- [Exercise instructions]: Quote all lines below exactly. Images stay out.

- [Collected material]:

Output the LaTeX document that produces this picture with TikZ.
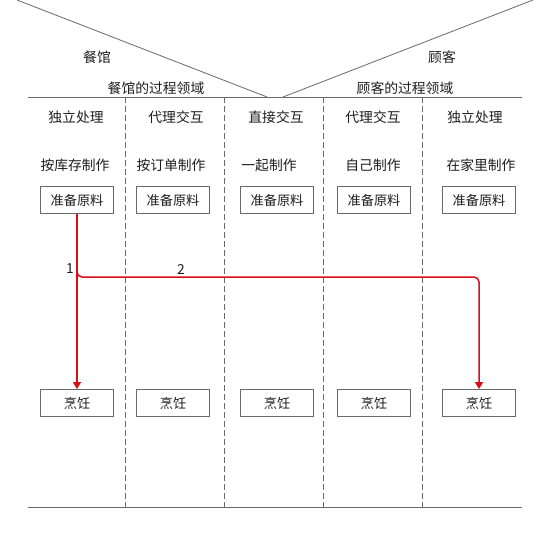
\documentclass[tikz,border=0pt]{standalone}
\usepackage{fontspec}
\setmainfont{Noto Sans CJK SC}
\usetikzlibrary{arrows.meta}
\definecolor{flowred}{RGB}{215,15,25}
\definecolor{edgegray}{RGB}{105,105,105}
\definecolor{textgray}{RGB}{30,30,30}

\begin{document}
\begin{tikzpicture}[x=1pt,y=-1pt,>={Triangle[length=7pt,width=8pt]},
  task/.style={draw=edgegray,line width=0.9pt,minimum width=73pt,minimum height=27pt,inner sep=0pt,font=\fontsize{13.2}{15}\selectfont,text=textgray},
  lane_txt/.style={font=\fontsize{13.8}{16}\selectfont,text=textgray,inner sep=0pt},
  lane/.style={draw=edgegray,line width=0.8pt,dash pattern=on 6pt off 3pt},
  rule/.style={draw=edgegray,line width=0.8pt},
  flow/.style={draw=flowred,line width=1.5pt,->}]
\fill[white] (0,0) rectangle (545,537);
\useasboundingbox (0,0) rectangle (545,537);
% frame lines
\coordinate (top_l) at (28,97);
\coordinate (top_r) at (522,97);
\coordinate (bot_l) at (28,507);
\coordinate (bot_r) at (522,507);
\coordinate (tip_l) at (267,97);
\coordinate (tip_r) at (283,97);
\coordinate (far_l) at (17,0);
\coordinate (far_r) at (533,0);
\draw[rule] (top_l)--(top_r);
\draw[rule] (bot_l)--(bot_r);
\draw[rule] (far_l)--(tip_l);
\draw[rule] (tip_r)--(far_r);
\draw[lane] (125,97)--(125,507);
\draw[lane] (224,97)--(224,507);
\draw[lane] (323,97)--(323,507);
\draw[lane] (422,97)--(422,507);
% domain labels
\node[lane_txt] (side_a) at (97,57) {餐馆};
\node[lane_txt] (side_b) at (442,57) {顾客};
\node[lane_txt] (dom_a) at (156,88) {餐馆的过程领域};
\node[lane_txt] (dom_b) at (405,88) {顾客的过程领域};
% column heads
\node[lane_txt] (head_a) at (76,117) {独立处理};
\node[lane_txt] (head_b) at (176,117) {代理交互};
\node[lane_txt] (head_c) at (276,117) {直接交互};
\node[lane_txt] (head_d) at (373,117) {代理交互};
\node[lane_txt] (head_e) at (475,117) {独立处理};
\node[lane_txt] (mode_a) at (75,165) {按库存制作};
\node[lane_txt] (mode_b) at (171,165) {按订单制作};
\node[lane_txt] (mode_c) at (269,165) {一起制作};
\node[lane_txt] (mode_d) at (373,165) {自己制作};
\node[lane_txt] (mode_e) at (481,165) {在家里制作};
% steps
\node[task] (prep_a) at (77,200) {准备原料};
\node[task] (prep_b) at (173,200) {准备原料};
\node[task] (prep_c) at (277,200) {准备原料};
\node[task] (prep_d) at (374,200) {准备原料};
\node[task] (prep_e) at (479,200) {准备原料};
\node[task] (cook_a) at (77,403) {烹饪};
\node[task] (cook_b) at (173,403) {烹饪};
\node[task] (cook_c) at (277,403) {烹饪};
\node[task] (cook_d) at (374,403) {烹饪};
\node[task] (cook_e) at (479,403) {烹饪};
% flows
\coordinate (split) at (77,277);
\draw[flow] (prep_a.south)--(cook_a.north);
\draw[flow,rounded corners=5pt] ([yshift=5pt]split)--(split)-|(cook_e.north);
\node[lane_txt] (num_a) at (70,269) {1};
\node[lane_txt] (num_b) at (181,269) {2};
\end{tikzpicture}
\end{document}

- [Reply]:
Output the LaTeX document that produces this picture with TikZ.
\documentclass[tikz,border=0pt]{standalone}
\usepackage{fontspec}
\setmainfont{Noto Sans CJK SC}
\usetikzlibrary{arrows.meta}
\definecolor{flowred}{RGB}{215,15,25}
\definecolor{edgegray}{RGB}{105,105,105}
\definecolor{textgray}{RGB}{30,30,30}

\begin{document}
\begin{tikzpicture}[x=1pt,y=-1pt,>={Triangle[length=7pt,width=8pt]},
  task/.style={draw=edgegray,line width=0.9pt,minimum width=73pt,minimum height=27pt,inner sep=0pt,font=\fontsize{13.2}{15}\selectfont,text=textgray},
  lane_txt/.style={font=\fontsize{13.8}{16}\selectfont,text=textgray,inner sep=0pt},
  lane/.style={draw=edgegray,line width=0.8pt,dash pattern=on 6pt off 3pt},
  rule/.style={draw=edgegray,line width=0.8pt},
  flow/.style={draw=flowred,line width=1.5pt,->}]
\fill[white] (0,0) rectangle (545,537);
\useasboundingbox (0,0) rectangle (545,537);
% frame lines
\coordinate (top_l) at (28,97);
\coordinate (top_r) at (522,97);
\coordinate (bot_l) at (28,507);
\coordinate (bot_r) at (522,507);
\coordinate (tip_l) at (267,97);
\coordinate (tip_r) at (283,97);
\coordinate (far_l) at (17,0);
\coordinate (far_r) at (533,0);
\draw[rule] (top_l)--(top_r);
\draw[rule] (bot_l)--(bot_r);
\draw[rule] (far_l)--(tip_l);
\draw[rule] (tip_r)--(far_r);
\draw[lane] (125,97)--(125,507);
\draw[lane] (224,97)--(224,507);
\draw[lane] (323,97)--(323,507);
\draw[lane] (422,97)--(422,507);
% domain labels
\node[lane_txt] (side_a) at (97,57) {餐馆};
\node[lane_txt] (side_b) at (442,57) {顾客};
\node[lane_txt] (dom_a) at (156,88) {餐馆的过程领域};
\node[lane_txt] (dom_b) at (405,88) {顾客的过程领域};
% column heads
\node[lane_txt] (head_a) at (76,117) {独立处理};
\node[lane_txt] (head_b) at (176,117) {代理交互};
\node[lane_txt] (head_c) at (276,117) {直接交互};
\node[lane_txt] (head_d) at (373,117) {代理交互};
\node[lane_txt] (head_e) at (475,117) {独立处理};
\node[lane_txt] (mode_a) at (75,165) {按库存制作};
\node[lane_txt] (mode_b) at (171,165) {按订单制作};
\node[lane_txt] (mode_c) at (269,165) {一起制作};
\node[lane_txt] (mode_d) at (373,165) {自己制作};
\node[lane_txt] (mode_e) at (481,165) {在家里制作};
% steps
\node[task] (prep_a) at (77,200) {准备原料};
\node[task] (prep_b) at (173,200) {准备原料};
\node[task] (prep_c) at (277,200) {准备原料};
\node[task] (prep_d) at (374,200) {准备原料};
\node[task] (prep_e) at (479,200) {准备原料};
\node[task] (cook_a) at (77,403) {烹饪};
\node[task] (cook_b) at (173,403) {烹饪};
\node[task] (cook_c) at (277,403) {烹饪};
\node[task] (cook_d) at (374,403) {烹饪};
\node[task] (cook_e) at (479,403) {烹饪};
% flows
\coordinate (split) at (77,277);
\draw[flow] (prep_a.south)--(cook_a.north);
\draw[flow,rounded corners=5pt] ([yshift=5pt]split)--(split)-|(cook_e.north);
\node[lane_txt] (num_a) at (70,269) {1};
\node[lane_txt] (num_b) at (181,269) {2};
\end{tikzpicture}
\end{document}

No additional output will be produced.